Quality education is also a question of effectiveness

Dear Editor,

One would have expected that the Minister of Education, who was present at the commemoration of the 50th anniversary of UG, to have apprehended the implications of the President’s remarks on embracing change for the practice of education in Guyana.   But, after reading two recent articles: KN 13/10/13: “Resolute to perfect the education sphere…Priya Manickchand is a ‘Special Person’; and, KN 19/10/13, “Education sector defies criticism in quest to improve”, it would appear that the implications have escaped her.  It is evident from the content of the reports that she is still unaware of the crucial change needed for the delivery of quality education.   Given the context of Guyana’s social and economic realities/dilemmas, a shift in emphasis from the narrow academic outcome of “the best exam results”, to the more encompassing and enduring educational outcome – human/character development, has been an imperative for quite some time.

The Minister must understand that the issue of quality education is not simply a question of efficiency, but more importantly, an issue of effectiveness: “How can the education system be made more effective in meeting various needs that exist within the Guyanese environment?  This involves numerous questions about purposes/goals, structure/ restructuring, organization/reorganization, management/leadership, and capacity/capacity enhancement.

Answers to these questions can be provided only by serious study, not by rhetoric or exhortation, and not by backslapping or photo-ops.

The Minister needs to realize that in addition to meeting the needs of some individuals, education policies need to be informed by prominent social and economic phenomena that are occurring within the wider environment, especially those that pose serious threats to our economic and social health.  It saddens me to say, but some of the social and economic phenomena that are gaining increasing prominence in the wider Guyanese environment and that require our urgent attention are: 1) degradation of the environments – urban, rural, hinterland; 2) general erosion of respect for law and order; 3) corruption; 4) poverty; 5) criminal activity by youth – male and female; 6) loss of respect for life and limb; 7) alcohol and drug abuse by youth; 8) abuse of females of all ages by males of all ages; 9) youth unemployment; 10) rising inequalities; 11) shortage of higher level technical skills in the workforce; 12) decrease in local manufacture.  These phenomena are all aspects of behaviour by the graduates of our education system that diminish the nation’s patrimony, drain the public purse, but contribute nothing to the nation’s wealth.

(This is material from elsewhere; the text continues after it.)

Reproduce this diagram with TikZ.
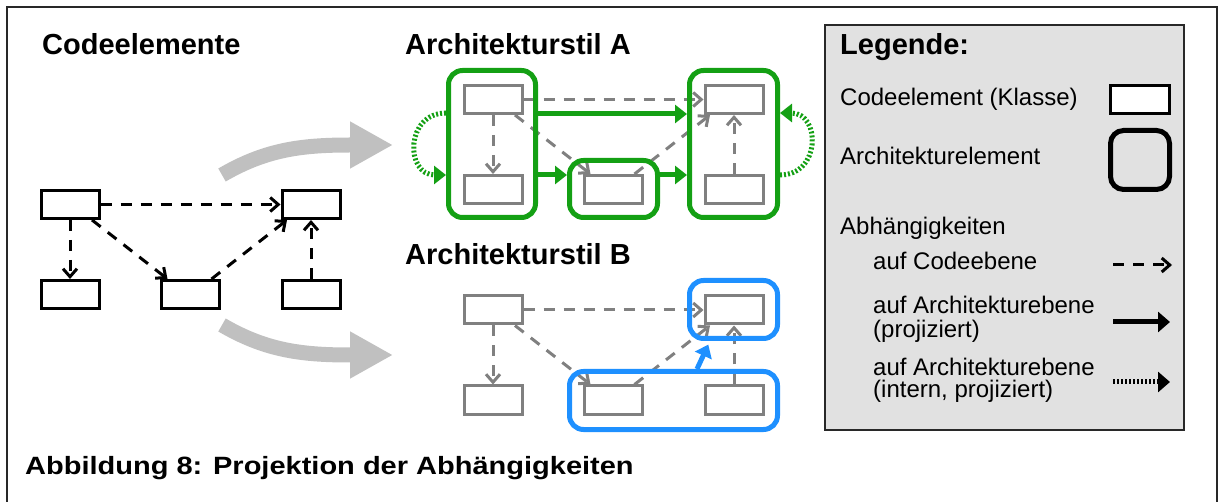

When the billions of dollars that have been spent in the education sector over the past several years are taken into consideration, should Guyanese be satisfied with those outcomes that are listed above?   Is this not overwhelming evidence that there is an increasing lack of congruence between current educational outcomes and the needs of our society and the Guyanese nation?   Doesn’t the above beg the question: “Should educational practice/policies in Guyana, and for that matter the Caribbean be different?”

Earlier this year a former Minister of Education revealed that half of the 18 000 who leave school annually are functionally illiterate?   Has this phenomenon been researched?   Will we continue to blame (and criminalize, and eventually execute?) the victims because they happened to have been born to the wrong parents?   Or blame parents who themselves were failed by the same education system some generations before?    Or, blame the teachers who have not been adequately prepared for today’s classrooms?  Doesn’t this indicate to the makers of educational policy that the Ministry of Education and schools have much more to do than focus on improving matriculation rates?

Given the above context should not the Minister of Education (and her “good team”), rather than pouring new wine into an archaic wineskin, be asking the following and other similar questions: “What new purpose(s) should education in Guyana now serve?”   “What are the needed educational outcomes that are not being generated by the system?    “What structural, organizational, and managerial/leadership changes are needed in order to achieve greater congruence between educational outcomes and environmental needs?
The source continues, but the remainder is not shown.